_Data for the task:_
— start —

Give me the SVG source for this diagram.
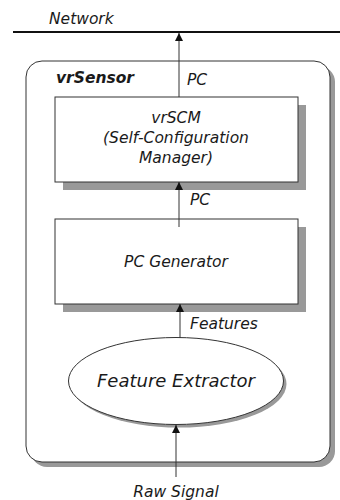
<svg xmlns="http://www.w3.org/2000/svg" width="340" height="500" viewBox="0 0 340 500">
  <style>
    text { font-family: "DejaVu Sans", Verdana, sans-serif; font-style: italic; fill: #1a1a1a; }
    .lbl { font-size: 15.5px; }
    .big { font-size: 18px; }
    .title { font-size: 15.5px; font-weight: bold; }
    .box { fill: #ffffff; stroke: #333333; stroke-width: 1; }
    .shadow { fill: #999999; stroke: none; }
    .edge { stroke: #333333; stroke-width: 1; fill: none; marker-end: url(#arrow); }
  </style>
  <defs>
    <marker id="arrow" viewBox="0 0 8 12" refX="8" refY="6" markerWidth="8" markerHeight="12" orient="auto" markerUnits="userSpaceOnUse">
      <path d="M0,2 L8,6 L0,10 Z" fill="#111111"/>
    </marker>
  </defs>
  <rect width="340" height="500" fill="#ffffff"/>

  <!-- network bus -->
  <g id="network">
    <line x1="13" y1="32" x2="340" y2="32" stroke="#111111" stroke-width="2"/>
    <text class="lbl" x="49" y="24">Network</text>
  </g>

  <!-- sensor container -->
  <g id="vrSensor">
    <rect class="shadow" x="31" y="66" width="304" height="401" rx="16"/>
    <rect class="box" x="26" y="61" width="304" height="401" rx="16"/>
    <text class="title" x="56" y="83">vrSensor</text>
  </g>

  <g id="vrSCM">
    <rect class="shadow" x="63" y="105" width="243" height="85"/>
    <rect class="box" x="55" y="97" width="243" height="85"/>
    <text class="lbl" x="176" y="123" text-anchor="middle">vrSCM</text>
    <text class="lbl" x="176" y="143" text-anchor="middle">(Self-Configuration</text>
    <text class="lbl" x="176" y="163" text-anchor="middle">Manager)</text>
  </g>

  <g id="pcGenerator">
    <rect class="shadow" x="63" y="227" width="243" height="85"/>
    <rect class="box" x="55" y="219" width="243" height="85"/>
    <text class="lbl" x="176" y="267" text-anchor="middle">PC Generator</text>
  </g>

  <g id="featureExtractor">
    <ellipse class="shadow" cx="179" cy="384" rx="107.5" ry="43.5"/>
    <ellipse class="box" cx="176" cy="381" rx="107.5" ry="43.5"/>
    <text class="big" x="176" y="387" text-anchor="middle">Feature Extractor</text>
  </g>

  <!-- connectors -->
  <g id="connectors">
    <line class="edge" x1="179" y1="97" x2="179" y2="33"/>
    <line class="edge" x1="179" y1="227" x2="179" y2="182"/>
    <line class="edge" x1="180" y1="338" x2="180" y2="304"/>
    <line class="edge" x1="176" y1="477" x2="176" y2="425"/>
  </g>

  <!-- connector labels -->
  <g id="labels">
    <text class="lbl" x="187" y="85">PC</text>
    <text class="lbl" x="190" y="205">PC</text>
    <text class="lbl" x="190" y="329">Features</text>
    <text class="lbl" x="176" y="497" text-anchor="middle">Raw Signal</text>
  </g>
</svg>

— end —
— start —

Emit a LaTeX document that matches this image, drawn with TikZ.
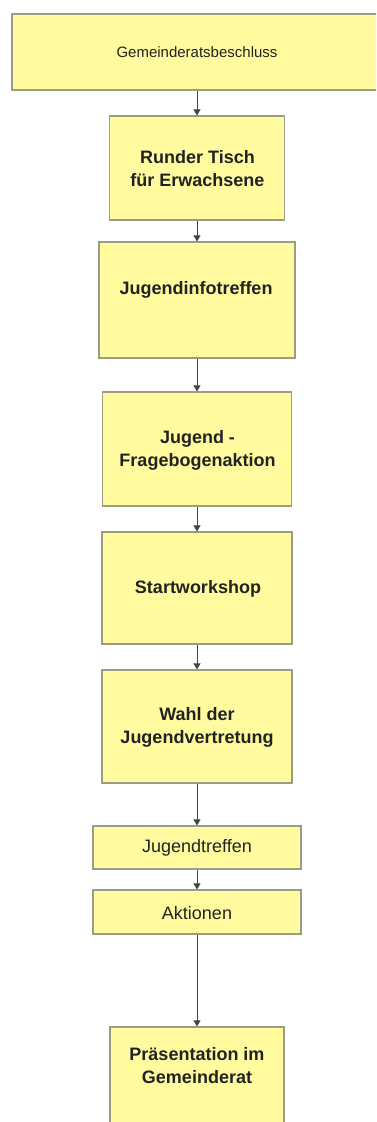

— end —

_Job:_
Report how many lines of the entries hold the word "this". Nothing else is needed.

_Full output:_
2